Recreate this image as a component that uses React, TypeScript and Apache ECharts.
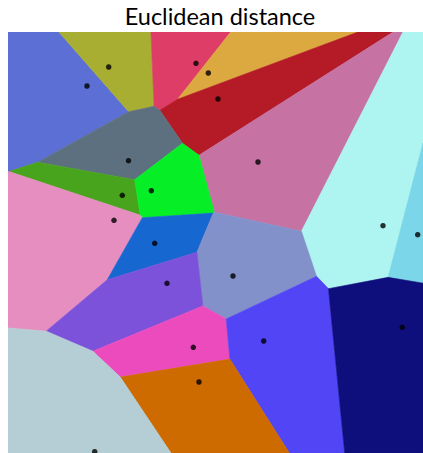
import React, { useEffect, useRef } from "react";
import * as echarts from "echarts";

// Sites (generators) of the Voronoi diagram, in plot units (x right, y down)
const siteX = [79, 100.7, 188, 200.3, 210, 120.5, 250, 375, 409.7, 114.3, 143.3, 106, 146.7, 225, 159, 185.3, 255.7, 394.3, 191, 86.7];
const siteY = [54, 35, 31.3, 41, 67, 128.7, 130, 193.7, 202.7, 163.3, 158.7, 188.3, 211.3, 244, 251.3, 315.3, 309, 295.3, 350, 419.7];
const cellColors = [
  "#5B6FD5", "#A8AE32", "#DE3D67", "#DCA840", "#B41B26", "#5C7080", "#C673A4", "#AEF5F1", "#7AD6E8", "#48A41C",
  "#05EE26", "#E68EC0", "#1767D0", "#8291CA", "#7B52D9", "#EC4BBE", "#5245F5", "#0E0E7C", "#CD6A00", "#B5CDD5",
];
const xRange = [0, 415];
const yRange = [0, 421];
const titleText = "Euclidean distance";

type Pt = [number, number];

function clip(poly: Pt[], a: number, b: number, c: number): Pt[] {
  const out: Pt[] = [];
  for (let i = 0; i < poly.length; i++) {
    const P = poly[i];
    const Q = poly[(i + 1) % poly.length];
    const dp = a * P[0] + b * P[1] - c;
    const dq = a * Q[0] + b * Q[1] - c;
    if (dp <= 0) out.push(P);
    if ((dp < 0 && dq > 0) || (dp > 0 && dq < 0)) {
      const t = dp / (dp - dq);
      out.push([P[0] + t * (Q[0] - P[0]), P[1] + t * (Q[1] - P[1])]);
    }
  }
  return out;
}

function voronoiCells(): Pt[][] {
  const n = siteX.length;
  const cells: Pt[][] = [];
  for (let i = 0; i < n; i++) {
    let poly: Pt[] = [
      [xRange[0], yRange[0]],
      [xRange[1], yRange[0]],
      [xRange[1], yRange[1]],
      [xRange[0], yRange[1]],
    ];
    for (let j = 0; j < n; j++) {
      if (i === j) continue;
      const a = 2 * (siteX[j] - siteX[i]);
      const b = 2 * (siteY[j] - siteY[i]);
      const c = siteX[j] ** 2 + siteY[j] ** 2 - siteX[i] ** 2 - siteY[i] ** 2;
      poly = clip(poly, a, b, c);
      if (poly.length === 0) break;
    }
    cells.push(poly);
  }
  return cells;
}

export default function App() {
  const ref = useRef<HTMLDivElement>(null);
  useEffect(() => {
    document.body.style.margin = "0";
    if (!ref.current) return;
    const chart = echarts.init(ref.current, null, { renderer: "svg" });
    const cells = voronoiCells();
    const sites = siteX.map((x, i) => [x, siteY[i]]);
    chart.setOption({
      animation: false,
      backgroundColor: "#ffffff",
      grid: { left: 8, top: 32, right: 0, bottom: 0 },
      xAxis: { type: "value", min: xRange[0], max: xRange[1], show: false },
      yAxis: { type: "value", min: yRange[0], max: yRange[1], inverse: true, show: false },
      graphic: [
        {
          type: "text",
          x: 220,
          y: 16,
          style: {
            text: titleText,
            fill: "#000000",
            font: "23.5px Lato, 'Open Sans', sans-serif",
            textAlign: "center",
            textVerticalAlign: "middle",
          },
        },
      ],
      series: [
        {
          type: "custom",
          clip: true,
          data: sites,
          encode: { x: 0, y: 1 },
          renderItem: (params: any, api: any) => {
            const poly = cells[params.dataIndex];
            const points = poly.map((p) => api.coord(p));
            const color = cellColors[params.dataIndex];
            return {
              type: "polygon",
              shape: { points },
              style: { fill: color, stroke: color, lineWidth: 0.6 },
            };
          },
        },
        {
          type: "scatter",
          data: sites,
          symbolSize: 5.5,
          itemStyle: { color: "#000000" },
          z: 10,
        },
      ],
    });
    return () => chart.dispose();
  }, []);
  return <div ref={ref} style={{ width: 423, height: 453 }} />;
}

+++++

**Task directions**:
Pictures are excluded: retype only the lines from the beginning of the listing above through the line with "type Pt = [number, number];", both included.

**Task answer**:
Recreate this image as a component that uses React, TypeScript and Apache ECharts.
import React, { useEffect, useRef } from "react";
import * as echarts from "echarts";

// Sites (generators) of the Voronoi diagram, in plot units (x right, y down)
const siteX = [79, 100.7, 188, 200.3, 210, 120.5, 250, 375, 409.7, 114.3, 143.3, 106, 146.7, 225, 159, 185.3, 255.7, 394.3, 191, 86.7];
const siteY = [54, 35, 31.3, 41, 67, 128.7, 130, 193.7, 202.7, 163.3, 158.7, 188.3, 211.3, 244, 251.3, 315.3, 309, 295.3, 350, 419.7];
const cellColors = [
  "#5B6FD5", "#A8AE32", "#DE3D67", "#DCA840", "#B41B26", "#5C7080", "#C673A4", "#AEF5F1", "#7AD6E8", "#48A41C",
  "#05EE26", "#E68EC0", "#1767D0", "#8291CA", "#7B52D9", "#EC4BBE", "#5245F5", "#0E0E7C", "#CD6A00", "#B5CDD5",
];
const xRange = [0, 415];
const yRange = [0, 421];
const titleText = "Euclidean distance";

type Pt = [number, number];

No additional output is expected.